▶ _Written request_: Without the pictures, output the lines of the material from the very first through the one that holds "return (H - B - sy) / ph".

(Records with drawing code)

★ ★ ★ ★ ★

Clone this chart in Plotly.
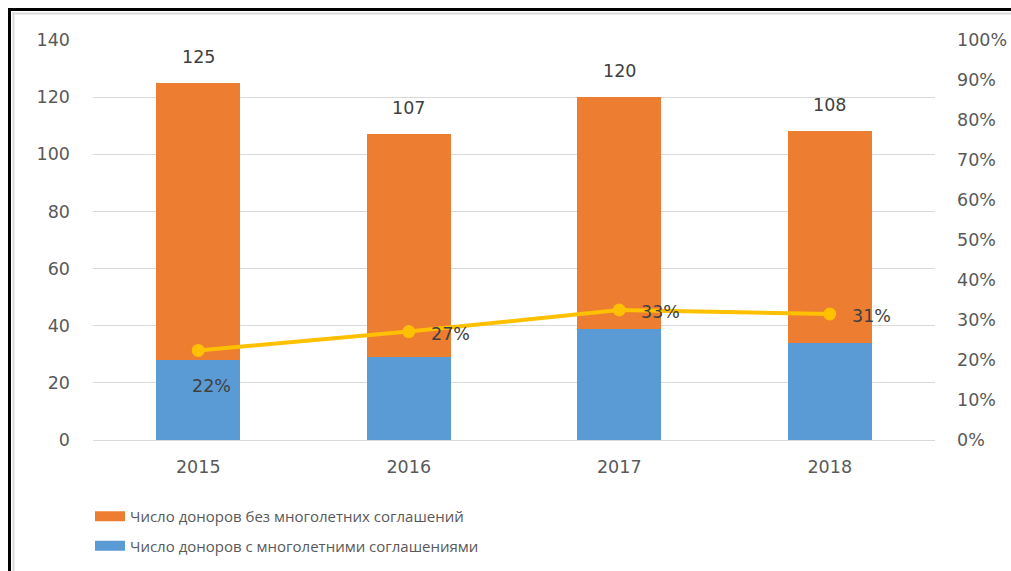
import plotly.graph_objects as go

years = ["2015", "2016", "2017", "2018"]
with_agreements = [28, 29, 39, 34]       # blue, bottom
without_agreements = [97, 78, 81, 74]    # orange, top
share = [0.224, 0.271, 0.325, 0.315]     # yellow line, right axis
share_labels = ["22%", "27%", "33%", "31%"]
totals = [a + b for a, b in zip(with_agreements, without_agreements)]

name_with = "Число доноров с многолетними соглашениями"
name_without = "Число доноров без многолетних соглашений"

BLUE = "#5B9BD5"
ORANGE = "#ED7D31"
YELLOW = "#FFC000"
TXT = "#595959"
LBL = "#404040"
FONT = "Open Sans, DejaVu Sans, sans-serif"
NUMFONT = "DejaVu Sans, Open Sans, sans-serif"
NS = 17.5

W, H = 1011, 571
# plot area in pixels: x 93..935, y 40..440
L, R, T, B = 93, W - 935, 40, H - 440
pw, ph = W - L - R, H - T - B

def px_x(sx):
    return (sx - L) / pw

def px_y(sy):
    return (H - B - sy) / ph

fig = go.Figure()
fig.add_trace(go.Bar(x=years, y=with_agreements, name=name_with,
                     marker=dict(color=BLUE, line=dict(width=0)),
                     showlegend=False))
fig.add_trace(go.Bar(x=years, y=without_agreements, name=name_without,
                     marker=dict(color=ORANGE, line=dict(width=0)),
                     showlegend=False))
fig.add_trace(go.Scatter(x=years, y=share, yaxis="y2", mode="lines+markers",
                         line=dict(color=YELLOW, width=4),
                         marker=dict(color=YELLOW, size=13),
                         showlegend=False, hoverinfo="skip"))
# legend entries (wide rectangular swatches like the original)
for nm, col, grp, rank in [(name_without, ORANGE, "b", 1), (name_with, BLUE, "a", 2)]:
    fig.add_trace(go.Scatter(x=[None], y=[None], mode="lines", name=nm,
                             line=dict(color=col, width=10),
                             legendgroup=grp, legendrank=rank,
                             showlegend=True, hoverinfo="skip"))

annotations = []
for i, tot in enumerate(totals):
    annotations.append(dict(x=i, y=tot, xref="x", yref="y", text=str(tot),
                            showarrow=False, yanchor="bottom", yshift=14,
                            font=dict(family=NUMFONT, size=NS, color=LBL)))
shifts = [(13, -36, "center"), (20, -2, "left"), (20, -2, "left"), (20, -2, "left")]
for i, (v, lab, (dx, dy, anc)) in enumerate(zip(share, share_labels, shifts)):
    annotations.append(dict(x=i, y=v, xref="x", yref="y2", text=lab,
                            showarrow=False, xanchor=anc, yanchor="middle",
                            xshift=dx, yshift=dy,
                            font=dict(family=NUMFONT, size=NS, color=LBL)))

shapes = [
    dict(type="line", xref="paper", yref="paper",
         x0=px_x(9.5), x1=px_x(9.5), y0=px_y(H + 10), y1=px_y(8),
         line=dict(color="black", width=3)),
    dict(type="line", xref="paper", yref="paper",
         x0=px_x(8), x1=px_x(W + 10), y0=px_y(9.5), y1=px_y(9.5),
         line=dict(color="black", width=3)),
    dict(type="line", xref="paper", yref="paper",
         x0=px_x(13.5), x1=px_x(13.5), y0=px_y(H + 10), y1=px_y(12.5),
         line=dict(color="#D9D9D9", width=2)),
    dict(type="line", xref="paper", yref="paper",
         x0=px_x(12.5), x1=px_x(W + 10), y0=px_y(13.5), y1=px_y(13.5),
         line=dict(color="#D9D9D9", width=2)),
]

fig.update_layout(
    width=W, height=H,
    margin=dict(l=L, r=R, t=T, b=B, pad=0, autoexpand=False),
    paper_bgcolor="white", plot_bgcolor="white",
    barmode="stack", bargap=0.6,
    font=dict(family=FONT, size=16, color=TXT),
    xaxis=dict(type="category", range=[-0.5, len(years) - 0.5],
               showgrid=False, showline=False, ticks="",
               ticklabelstandoff=14, automargin=False,
               tickfont=dict(family=NUMFONT, size=NS, color=TXT)),
    yaxis=dict(range=[0, 140], dtick=20, showgrid=True, gridcolor="#D9D9D9",
               gridwidth=1, zeroline=True, zerolinecolor="#D9D9D9",
               zerolinewidth=1, showline=False, ticks="",
               ticklabelstandoff=22, automargin=False,
               tickfont=dict(family=NUMFONT, size=NS, color=TXT)),
    yaxis2=dict(range=[0, 1], dtick=0.1, tickformat=".0%", overlaying="y",
                side="right", showgrid=False, zeroline=False, showline=False,
                ticks="", ticklabelstandoff=21, automargin=False,
                tickfont=dict(family=NUMFONT, size=NS, color=TXT)),
    legend=dict(x=px_x(90), y=px_y(500), xanchor="left", yanchor="top",
                orientation="v", traceorder="grouped",
                tracegroupgap=7, font=dict(family=FONT, size=15, color=TXT),
                bgcolor="rgba(0,0,0,0)"),
    annotations=annotations,
    shapes=shapes,
    showlegend=True,
)

fig.write_html("out.html", config={"displayModeBar": False},
               post_script="document.body.style.margin='0';"
                           "document.body.style.overflow='hidden';")
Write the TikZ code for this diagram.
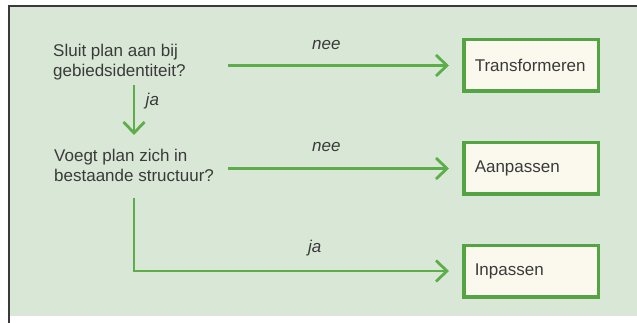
\documentclass[tikz,border=0pt]{standalone}
\usepackage{fontspec}
\setmainfont{Liberation Sans}
\usetikzlibrary{arrows.meta, positioning}
\definecolor{panelgreen}{HTML}{D9E8D6}
\definecolor{linegreen}{HTML}{5DAE4B}
\definecolor{boxgreen}{HTML}{55A443}
\definecolor{boxfill}{HTML}{FBF9EE}
\definecolor{textgray}{HTML}{3A3A3A}

\tikzset{
  vraag/.style={align=left, anchor=west, inner sep=0pt, text=textgray,
    font=\fontsize{17}{20}\selectfont},
  uitkomst/.style={draw=boxgreen, line width=3.5pt, fill=boxfill,
    text width=112.5pt, inner xsep=11pt, minimum height=51.5pt, align=left,
    text=textgray, font=\fontsize{17}{20}\selectfont},
  pijl/.style={draw=linegreen, line width=2.8pt,
    -{Straight Barb[length=11pt,width=21pt,line width=2.8pt]}},
  antw/.style={text=textgray, anchor=base, font=\fontsize{17}{20}\itshape}
}

\begin{document}
\begin{tikzpicture}[x=1pt, y=-1pt]
\useasboundingbox (0,0) rectangle (637,323);
% achtergrond
\fill[panelgreen] (9,6) rectangle (637,316);
\draw[textgray, line width=1.2pt] (9,323) -- (9,6) -- (637,6);

\node[vraag] (q1) at (53,62.3) {Sluit plan aan bij\\gebiedsidentiteit?};
\node[vraag] (q2) at (54,165.2) {Voegt plan zich in\\bestaande structuur?};

\node[uitkomst] (b1) at (531,65.5) {Transformeren};
\node[uitkomst] (b2) at (531,168.5) {Aanpassen};
\node[uitkomst] (b3) at (531,271) {Inpassen};

\coordinate (s1) at (228,0);
\coordinate (d1) at (134,85);
\coordinate (d2) at (134,135);
\coordinate (l1) at (134,198);

\draw[pijl] (s1 |- b1.west) -- node[antw, pos=0.445, yshift=16pt] {nee} ([xshift=-13pt]b1.west);
\draw[pijl] (d1) -- node[antw, pos=0.42, anchor=base west, xshift=7pt] {ja} (d2);
\draw[pijl] (s1 |- b2.west) -- node[antw, pos=0.445, yshift=17pt] {nee} ([xshift=-13pt]b2.west);
\draw[pijl] (l1) |- node[antw, pos=0.787, yshift=19pt] {ja} ([xshift=-13pt]b3.west);
\end{tikzpicture}
\end{document}
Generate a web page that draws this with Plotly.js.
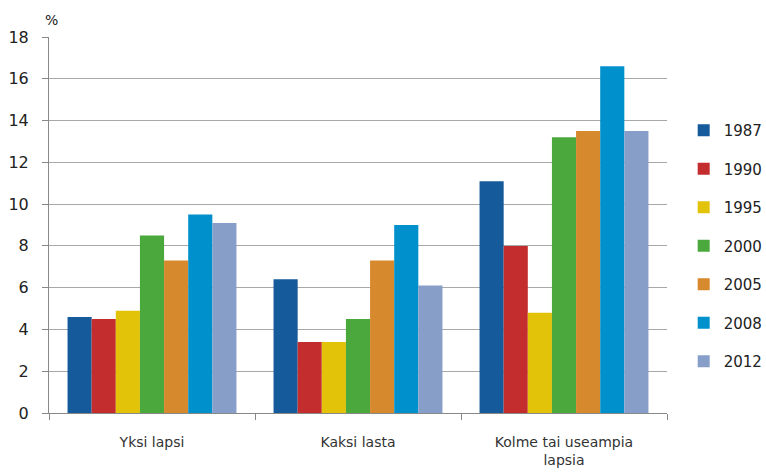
<!DOCTYPE html>
<html>
<head>
<meta charset="utf-8">
<script src="https://cdn.plot.ly/plotly-3.0.1.min.js"></script>
<style>html,body{margin:0;padding:0;background:#fff;}#chart{width:766px;height:473px;}</style>
</head>
<body>
<div id="chart"></div>
<script>
var categories = ["Yksi lapsi", "Kaksi lasta", "Kolme tai useampia<br>lapsia"];
var years = ["1987", "1990", "1995", "2000", "2005", "2008", "2012"];
var v1987 = [4.6, 6.4, 11.1];
var v1990 = [4.5, 3.4, 8.0];
var v1995 = [4.9, 3.4, 4.8];
var v2000 = [8.5, 4.5, 13.2];
var v2005 = [7.3, 7.3, 13.5];
var v2008 = [9.5, 9.0, 16.6];
var v2012 = [9.1, 6.1, 13.5];
var yTicks = [0, 2, 4, 6, 8, 10, 12, 14, 16, 18];

var seriesValues = [v1987, v1990, v1995, v2000, v2005, v2008, v2012];
var colors = ["#155a9a", "#c32d2e", "#e3c20a", "#4aa83c", "#d6892d", "#0090cc", "#879fc8"];

var font = "Verdana, 'DejaVu Sans', sans-serif";
var traces = years.map(function(y, i) {
  return {
    type: "bar",
    name: y,
    x: categories,
    y: seriesValues[i],
    legendgroup: "g" + i,
    marker: {color: colors[i], line: {width: 0}}
  };
});

var layout = {
  width: 766, height: 473,
  margin: {l: 49, r: 99, t: 37, b: 60, autoexpand: false},
  paper_bgcolor: "#fff", plot_bgcolor: "#fff",
  barmode: "group", bargap: 0.18, bargroupgap: 0,
  font: {family: font, size: 14, color: "#222"},
  xaxis: {
    type: "category",
    tickson: "boundaries",
    ticks: "outside", ticklen: 6, tickcolor: "#888",
    showline: true, linecolor: "#888", linewidth: 1,
    showgrid: false,
    ticklabelstandoff: 16,
    tickfont: {family: font, size: 14, color: "#333"}
  },
  yaxis: {
    range: [0, 18], tickvals: yTicks, ticktext: yTicks.map(String),
    ticks: "outside", ticklen: 6, tickcolor: "#888",
    showline: true, linecolor: "#888", linewidth: 1,
    showgrid: true, gridcolor: "#a8a8a8", gridwidth: 1,
    zeroline: false,
    ticklabelstandoff: 10,
    tickfont: {family: font, size: 16, color: "#222"}
  },
  legend: {
    x: 1.027, xanchor: "left", y: 0.795, yanchor: "top",
    traceorder: "grouped", tracegroupgap: 16,
    font: {family: font, size: 15, color: "#222"},
    itemwidth: 30
  },
  annotations: [{
    text: "%", xref: "paper", yref: "paper", x: 0, y: 1, xanchor: "center", yanchor: "bottom",
    xshift: 2, yshift: 7, showarrow: false, font: {family: font, size: 14, color: "#222"}
  }],
  showlegend: true
};

Plotly.newPlot("chart", traces, layout, {displayModeBar: false, staticPlot: true});
</script>
</body>
</html>
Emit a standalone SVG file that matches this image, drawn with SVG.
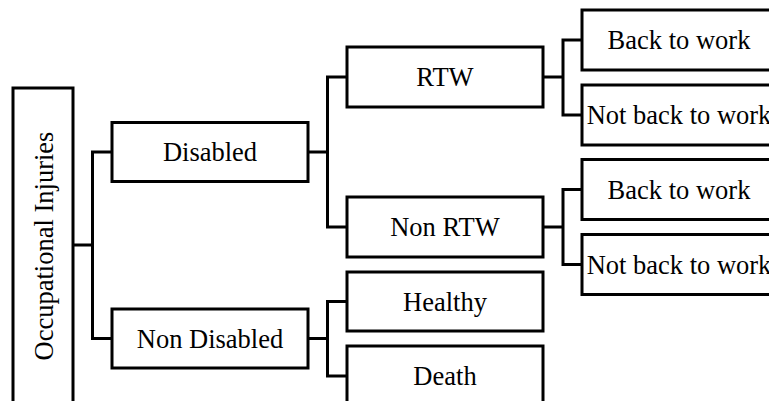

★ ★ ★ ★ ★

▶ _Solved problem_:
Clone this chart in Plotly.
import plotly.graph_objects as go

years = ["2015", "2016", "2017", "2018"]
with_agreements = [28, 29, 39, 34]       # blue, bottom
without_agreements = [97, 78, 81, 74]    # orange, top
share = [0.224, 0.271, 0.325, 0.315]     # yellow line, right axis
share_labels = ["22%", "27%", "33%", "31%"]
totals = [a + b for a, b in zip(with_agreements, without_agreements)]

name_with = "Число доноров с многолетними соглашениями"
name_without = "Число доноров без многолетних соглашений"

BLUE = "#5B9BD5"
ORANGE = "#ED7D31"
YELLOW = "#FFC000"
TXT = "#595959"
LBL = "#404040"
FONT = "Open Sans, DejaVu Sans, sans-serif"
NUMFONT = "DejaVu Sans, Open Sans, sans-serif"
NS = 17.5

W, H = 1011, 571
# plot area in pixels: x 93..935, y 40..440
L, R, T, B = 93, W - 935, 40, H - 440
pw, ph = W - L - R, H - T - B

def px_x(sx):
    return (sx - L) / pw

def px_y(sy):
    return (H - B - sy) / ph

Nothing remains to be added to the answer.